> TASK TO COMPLETE:
Reproduce the lines below exactly, from the one containing "Clone this chart in Bokeh." through the one containing "from bokeh.resources import INLINE", both included. Leave out any pictures.

--- DATA TO PROCESS ---

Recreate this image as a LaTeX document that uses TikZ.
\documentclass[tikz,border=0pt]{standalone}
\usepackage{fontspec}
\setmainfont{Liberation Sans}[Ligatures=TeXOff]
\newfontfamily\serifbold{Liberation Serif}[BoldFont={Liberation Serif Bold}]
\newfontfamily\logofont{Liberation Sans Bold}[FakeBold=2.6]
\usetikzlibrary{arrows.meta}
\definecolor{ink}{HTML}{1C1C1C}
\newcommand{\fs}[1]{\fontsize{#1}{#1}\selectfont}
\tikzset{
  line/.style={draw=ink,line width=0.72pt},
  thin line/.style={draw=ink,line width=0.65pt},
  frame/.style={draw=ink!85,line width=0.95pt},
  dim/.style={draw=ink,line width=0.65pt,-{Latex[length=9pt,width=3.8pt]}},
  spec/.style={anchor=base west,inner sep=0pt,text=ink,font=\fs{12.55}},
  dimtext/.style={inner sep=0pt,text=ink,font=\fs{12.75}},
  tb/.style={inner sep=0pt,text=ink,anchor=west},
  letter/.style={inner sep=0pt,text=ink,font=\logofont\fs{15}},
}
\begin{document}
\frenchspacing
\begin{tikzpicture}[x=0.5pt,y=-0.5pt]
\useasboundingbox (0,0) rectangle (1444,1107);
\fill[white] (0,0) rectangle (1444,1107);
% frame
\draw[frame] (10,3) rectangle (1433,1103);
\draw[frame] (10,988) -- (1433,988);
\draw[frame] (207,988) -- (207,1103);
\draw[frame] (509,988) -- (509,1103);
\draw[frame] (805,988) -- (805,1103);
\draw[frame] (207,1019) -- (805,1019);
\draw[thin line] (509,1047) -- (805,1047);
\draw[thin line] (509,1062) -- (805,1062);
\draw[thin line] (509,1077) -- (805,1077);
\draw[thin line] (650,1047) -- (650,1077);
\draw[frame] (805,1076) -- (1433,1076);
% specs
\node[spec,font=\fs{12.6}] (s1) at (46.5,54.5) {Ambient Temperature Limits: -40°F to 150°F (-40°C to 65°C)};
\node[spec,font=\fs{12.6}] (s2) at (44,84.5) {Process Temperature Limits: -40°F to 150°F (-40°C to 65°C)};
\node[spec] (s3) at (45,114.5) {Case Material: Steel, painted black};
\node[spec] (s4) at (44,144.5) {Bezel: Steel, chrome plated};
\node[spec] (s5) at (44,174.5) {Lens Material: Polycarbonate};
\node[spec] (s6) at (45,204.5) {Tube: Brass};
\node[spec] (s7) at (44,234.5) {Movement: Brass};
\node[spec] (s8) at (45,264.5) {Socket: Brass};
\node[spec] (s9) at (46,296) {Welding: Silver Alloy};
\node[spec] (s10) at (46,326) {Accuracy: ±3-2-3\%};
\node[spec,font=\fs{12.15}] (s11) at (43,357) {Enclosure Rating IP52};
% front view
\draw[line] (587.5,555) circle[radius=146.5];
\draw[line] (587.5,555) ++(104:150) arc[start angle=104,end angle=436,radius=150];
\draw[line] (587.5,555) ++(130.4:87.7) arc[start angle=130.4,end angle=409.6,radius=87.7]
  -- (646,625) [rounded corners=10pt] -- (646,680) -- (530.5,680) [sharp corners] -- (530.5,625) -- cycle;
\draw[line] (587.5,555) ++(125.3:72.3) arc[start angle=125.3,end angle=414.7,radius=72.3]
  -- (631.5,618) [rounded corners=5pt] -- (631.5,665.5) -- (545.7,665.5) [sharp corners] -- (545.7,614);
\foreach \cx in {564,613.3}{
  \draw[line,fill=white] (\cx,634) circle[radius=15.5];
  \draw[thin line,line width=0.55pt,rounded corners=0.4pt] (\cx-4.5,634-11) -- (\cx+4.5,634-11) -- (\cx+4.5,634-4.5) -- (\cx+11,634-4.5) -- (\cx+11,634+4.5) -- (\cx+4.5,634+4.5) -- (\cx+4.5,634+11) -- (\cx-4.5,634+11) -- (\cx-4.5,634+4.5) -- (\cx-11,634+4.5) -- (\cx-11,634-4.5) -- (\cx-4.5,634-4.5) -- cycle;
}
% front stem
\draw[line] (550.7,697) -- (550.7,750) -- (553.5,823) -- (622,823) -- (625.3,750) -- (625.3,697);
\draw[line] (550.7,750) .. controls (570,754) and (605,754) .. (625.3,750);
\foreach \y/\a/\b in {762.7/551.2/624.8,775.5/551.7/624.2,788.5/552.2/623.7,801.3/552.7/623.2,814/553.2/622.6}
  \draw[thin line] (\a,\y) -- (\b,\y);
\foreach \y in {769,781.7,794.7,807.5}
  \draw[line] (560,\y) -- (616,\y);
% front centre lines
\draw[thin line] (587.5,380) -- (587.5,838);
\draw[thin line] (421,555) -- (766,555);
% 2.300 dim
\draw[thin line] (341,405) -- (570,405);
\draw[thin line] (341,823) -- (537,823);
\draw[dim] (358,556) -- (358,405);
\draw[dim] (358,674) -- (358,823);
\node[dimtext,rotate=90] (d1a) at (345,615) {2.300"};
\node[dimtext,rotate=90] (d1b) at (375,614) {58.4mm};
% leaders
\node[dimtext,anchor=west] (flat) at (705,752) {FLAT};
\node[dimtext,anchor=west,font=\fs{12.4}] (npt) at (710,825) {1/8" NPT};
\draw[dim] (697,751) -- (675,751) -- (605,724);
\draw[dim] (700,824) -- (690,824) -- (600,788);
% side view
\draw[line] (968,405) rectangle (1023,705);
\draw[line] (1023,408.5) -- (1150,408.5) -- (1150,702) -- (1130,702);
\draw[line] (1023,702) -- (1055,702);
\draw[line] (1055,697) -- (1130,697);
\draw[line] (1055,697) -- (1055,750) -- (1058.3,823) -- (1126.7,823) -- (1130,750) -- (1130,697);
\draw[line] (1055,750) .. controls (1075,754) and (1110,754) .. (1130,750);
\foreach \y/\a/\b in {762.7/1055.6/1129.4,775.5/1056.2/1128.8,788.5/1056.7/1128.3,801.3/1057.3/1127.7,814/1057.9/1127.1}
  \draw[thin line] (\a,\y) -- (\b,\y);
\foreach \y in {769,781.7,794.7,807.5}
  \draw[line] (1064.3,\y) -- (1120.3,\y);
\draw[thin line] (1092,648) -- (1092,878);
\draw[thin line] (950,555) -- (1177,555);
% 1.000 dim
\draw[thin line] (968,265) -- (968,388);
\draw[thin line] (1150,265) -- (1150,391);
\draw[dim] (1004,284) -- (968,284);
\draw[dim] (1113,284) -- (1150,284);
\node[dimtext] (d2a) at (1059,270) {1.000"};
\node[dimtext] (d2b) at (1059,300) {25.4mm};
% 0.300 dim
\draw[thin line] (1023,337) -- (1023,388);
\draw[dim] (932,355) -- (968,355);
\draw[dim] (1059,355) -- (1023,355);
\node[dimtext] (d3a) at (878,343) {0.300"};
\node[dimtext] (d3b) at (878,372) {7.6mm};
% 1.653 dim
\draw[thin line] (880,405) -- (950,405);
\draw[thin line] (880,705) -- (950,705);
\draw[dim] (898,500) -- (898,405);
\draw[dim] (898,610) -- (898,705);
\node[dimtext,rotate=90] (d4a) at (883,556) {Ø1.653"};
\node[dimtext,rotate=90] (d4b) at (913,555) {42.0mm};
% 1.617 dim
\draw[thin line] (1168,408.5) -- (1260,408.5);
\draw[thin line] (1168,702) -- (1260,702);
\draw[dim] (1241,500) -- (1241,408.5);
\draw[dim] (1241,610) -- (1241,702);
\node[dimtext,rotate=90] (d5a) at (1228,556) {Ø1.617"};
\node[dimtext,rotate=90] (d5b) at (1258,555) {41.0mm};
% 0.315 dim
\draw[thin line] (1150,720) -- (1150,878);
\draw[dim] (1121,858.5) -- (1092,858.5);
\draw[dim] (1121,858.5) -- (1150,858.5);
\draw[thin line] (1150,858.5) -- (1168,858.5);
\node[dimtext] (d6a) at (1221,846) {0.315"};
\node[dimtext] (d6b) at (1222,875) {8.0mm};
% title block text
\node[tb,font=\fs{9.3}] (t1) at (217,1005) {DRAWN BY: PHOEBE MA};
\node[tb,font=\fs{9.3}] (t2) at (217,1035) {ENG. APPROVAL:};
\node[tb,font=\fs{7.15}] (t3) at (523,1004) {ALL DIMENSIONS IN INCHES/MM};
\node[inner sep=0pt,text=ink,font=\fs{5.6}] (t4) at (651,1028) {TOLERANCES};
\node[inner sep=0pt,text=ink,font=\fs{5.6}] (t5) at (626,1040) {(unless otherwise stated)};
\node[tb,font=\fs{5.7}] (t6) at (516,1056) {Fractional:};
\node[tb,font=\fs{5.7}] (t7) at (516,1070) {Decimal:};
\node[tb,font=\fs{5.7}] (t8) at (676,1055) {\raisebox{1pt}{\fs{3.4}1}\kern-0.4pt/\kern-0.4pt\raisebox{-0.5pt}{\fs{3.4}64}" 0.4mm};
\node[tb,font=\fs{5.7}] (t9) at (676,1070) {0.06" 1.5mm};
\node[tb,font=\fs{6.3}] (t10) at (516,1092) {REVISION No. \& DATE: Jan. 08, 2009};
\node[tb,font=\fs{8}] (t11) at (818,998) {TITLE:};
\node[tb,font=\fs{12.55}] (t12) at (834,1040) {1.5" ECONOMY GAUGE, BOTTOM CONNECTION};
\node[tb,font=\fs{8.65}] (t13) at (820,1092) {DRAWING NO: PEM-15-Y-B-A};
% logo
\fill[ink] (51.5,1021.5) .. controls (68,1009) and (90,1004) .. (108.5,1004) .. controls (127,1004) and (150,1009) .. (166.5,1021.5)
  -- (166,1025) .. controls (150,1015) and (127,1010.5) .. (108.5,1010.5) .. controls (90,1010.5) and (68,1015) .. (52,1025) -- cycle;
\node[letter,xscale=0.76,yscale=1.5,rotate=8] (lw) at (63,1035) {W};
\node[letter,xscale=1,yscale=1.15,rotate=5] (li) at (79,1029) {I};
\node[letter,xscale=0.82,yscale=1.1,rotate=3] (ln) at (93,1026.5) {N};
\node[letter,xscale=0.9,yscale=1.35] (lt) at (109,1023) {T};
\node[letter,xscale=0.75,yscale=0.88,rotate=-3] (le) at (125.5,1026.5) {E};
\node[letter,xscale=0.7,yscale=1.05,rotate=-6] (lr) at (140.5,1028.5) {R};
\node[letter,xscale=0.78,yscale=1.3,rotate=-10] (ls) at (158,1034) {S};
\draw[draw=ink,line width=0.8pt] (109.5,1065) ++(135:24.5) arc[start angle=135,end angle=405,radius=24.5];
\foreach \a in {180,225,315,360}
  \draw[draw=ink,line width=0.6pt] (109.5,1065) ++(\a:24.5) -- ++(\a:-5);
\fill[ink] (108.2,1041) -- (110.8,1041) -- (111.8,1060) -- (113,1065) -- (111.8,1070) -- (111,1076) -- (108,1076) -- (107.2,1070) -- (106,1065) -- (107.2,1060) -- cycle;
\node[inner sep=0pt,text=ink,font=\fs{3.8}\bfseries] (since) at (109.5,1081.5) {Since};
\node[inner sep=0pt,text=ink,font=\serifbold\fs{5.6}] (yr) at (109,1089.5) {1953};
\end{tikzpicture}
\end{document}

---
--- DATA TO PROCESS ---

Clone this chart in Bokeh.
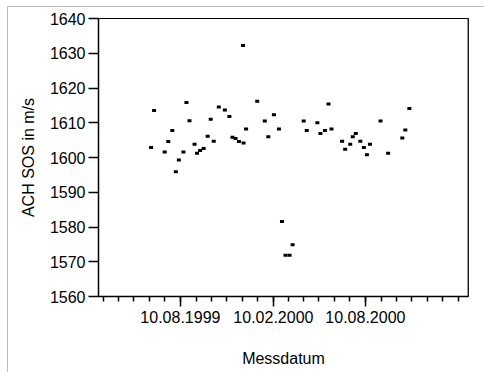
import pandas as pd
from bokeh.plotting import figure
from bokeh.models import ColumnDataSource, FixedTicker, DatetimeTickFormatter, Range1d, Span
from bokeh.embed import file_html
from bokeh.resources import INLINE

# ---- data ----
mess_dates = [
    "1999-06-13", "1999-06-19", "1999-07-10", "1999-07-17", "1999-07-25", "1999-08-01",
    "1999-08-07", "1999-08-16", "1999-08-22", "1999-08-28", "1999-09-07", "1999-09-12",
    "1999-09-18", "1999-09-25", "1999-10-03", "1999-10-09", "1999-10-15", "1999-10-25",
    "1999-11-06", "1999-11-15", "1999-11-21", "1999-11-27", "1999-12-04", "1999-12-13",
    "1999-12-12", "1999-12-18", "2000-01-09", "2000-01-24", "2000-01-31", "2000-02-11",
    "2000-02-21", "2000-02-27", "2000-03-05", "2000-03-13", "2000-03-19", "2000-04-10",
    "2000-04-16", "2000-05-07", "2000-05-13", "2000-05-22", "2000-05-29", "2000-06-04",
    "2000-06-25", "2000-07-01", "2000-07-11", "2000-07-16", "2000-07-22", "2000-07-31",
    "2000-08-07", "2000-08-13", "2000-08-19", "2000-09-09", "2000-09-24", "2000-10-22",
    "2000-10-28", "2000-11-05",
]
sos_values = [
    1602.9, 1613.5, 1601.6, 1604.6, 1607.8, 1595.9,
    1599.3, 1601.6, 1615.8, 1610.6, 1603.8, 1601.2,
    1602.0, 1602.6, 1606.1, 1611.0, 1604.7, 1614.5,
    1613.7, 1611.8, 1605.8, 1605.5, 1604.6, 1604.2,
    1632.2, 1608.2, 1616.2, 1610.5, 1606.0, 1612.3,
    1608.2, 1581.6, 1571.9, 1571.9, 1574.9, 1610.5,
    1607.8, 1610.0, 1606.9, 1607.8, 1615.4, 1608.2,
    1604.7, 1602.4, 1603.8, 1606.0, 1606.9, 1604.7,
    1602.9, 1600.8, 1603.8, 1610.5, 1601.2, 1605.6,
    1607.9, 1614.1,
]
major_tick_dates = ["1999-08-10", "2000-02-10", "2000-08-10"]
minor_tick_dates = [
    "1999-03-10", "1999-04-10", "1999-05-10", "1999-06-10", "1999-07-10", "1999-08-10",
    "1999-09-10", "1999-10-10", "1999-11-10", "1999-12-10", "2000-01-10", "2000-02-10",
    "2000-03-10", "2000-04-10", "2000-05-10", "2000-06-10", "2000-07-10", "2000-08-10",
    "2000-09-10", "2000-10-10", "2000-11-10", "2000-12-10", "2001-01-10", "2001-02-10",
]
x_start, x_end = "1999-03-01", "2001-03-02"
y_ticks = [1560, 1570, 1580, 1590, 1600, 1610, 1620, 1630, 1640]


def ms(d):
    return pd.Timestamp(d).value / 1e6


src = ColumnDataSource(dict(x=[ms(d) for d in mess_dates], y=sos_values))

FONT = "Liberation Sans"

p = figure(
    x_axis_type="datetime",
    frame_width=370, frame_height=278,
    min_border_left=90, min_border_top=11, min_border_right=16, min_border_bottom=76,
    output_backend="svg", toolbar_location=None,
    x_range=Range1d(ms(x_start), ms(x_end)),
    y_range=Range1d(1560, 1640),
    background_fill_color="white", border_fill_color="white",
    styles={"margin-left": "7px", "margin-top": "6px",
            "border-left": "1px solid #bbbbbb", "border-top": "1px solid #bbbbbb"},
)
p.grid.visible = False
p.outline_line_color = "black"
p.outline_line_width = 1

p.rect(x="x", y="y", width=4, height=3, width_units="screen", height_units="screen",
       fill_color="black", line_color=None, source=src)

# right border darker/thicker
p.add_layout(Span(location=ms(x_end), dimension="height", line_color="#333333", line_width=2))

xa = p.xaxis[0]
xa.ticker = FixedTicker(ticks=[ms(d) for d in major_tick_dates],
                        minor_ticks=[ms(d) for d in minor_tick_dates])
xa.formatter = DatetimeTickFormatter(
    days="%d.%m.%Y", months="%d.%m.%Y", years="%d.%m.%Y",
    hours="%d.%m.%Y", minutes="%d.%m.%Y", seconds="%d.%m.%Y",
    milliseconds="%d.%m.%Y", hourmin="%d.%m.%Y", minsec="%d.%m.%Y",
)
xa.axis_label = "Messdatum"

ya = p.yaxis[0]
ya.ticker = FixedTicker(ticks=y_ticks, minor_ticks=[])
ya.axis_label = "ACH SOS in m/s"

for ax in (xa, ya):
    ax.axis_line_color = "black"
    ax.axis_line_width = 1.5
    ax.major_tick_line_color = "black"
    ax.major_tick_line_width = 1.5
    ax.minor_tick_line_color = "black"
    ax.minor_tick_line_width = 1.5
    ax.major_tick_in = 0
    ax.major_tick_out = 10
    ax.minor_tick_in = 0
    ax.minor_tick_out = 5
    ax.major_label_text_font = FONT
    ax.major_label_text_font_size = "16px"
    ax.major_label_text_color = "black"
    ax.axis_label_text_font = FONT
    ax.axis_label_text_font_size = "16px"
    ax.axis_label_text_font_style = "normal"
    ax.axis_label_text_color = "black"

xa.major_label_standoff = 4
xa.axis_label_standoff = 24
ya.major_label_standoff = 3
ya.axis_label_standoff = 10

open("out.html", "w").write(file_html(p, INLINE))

---
--- DATA TO PROCESS ---

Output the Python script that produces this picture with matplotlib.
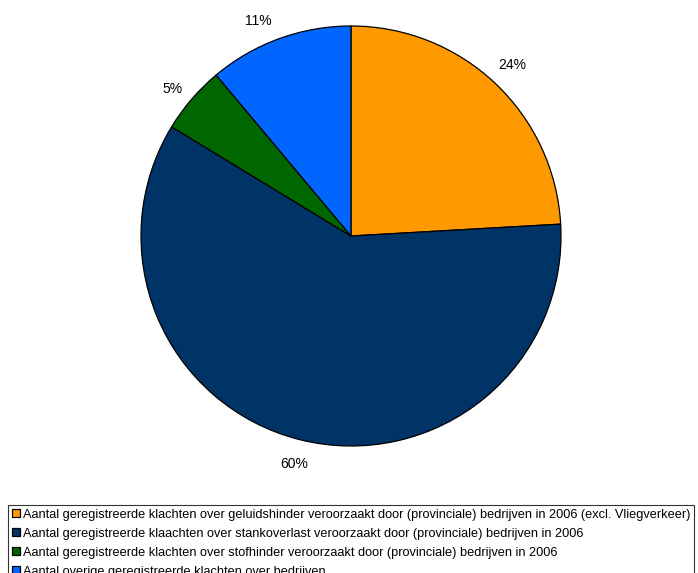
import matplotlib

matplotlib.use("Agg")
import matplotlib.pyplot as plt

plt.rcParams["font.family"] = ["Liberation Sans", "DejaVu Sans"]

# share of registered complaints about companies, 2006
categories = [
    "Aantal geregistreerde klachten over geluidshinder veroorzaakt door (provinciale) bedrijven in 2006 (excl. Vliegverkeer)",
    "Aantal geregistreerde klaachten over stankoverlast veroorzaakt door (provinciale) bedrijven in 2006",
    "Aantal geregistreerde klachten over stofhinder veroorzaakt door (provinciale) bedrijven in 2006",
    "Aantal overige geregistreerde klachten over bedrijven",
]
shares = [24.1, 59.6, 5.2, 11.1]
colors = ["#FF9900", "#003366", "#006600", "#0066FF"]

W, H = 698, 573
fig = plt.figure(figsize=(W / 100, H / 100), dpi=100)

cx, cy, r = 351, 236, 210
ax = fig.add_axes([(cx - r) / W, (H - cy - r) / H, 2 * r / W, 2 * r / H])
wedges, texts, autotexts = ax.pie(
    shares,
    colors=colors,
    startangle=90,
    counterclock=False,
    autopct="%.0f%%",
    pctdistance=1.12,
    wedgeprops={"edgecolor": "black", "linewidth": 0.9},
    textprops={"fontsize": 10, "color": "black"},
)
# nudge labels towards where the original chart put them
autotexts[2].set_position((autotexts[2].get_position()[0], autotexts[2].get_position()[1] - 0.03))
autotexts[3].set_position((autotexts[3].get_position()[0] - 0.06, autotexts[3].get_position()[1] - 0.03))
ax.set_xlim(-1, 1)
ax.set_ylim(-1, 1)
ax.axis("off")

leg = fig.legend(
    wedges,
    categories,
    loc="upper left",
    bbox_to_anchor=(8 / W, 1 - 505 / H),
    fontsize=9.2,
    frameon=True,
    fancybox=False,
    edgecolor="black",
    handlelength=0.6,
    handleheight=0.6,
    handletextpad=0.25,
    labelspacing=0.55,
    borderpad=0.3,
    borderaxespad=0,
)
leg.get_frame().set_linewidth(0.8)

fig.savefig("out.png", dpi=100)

---

> WRITTEN SOLUTION:
Clone this chart in Bokeh.
import pandas as pd
from bokeh.plotting import figure
from bokeh.models import ColumnDataSource, FixedTicker, DatetimeTickFormatter, Range1d, Span
from bokeh.embed import file_html
from bokeh.resources import INLINE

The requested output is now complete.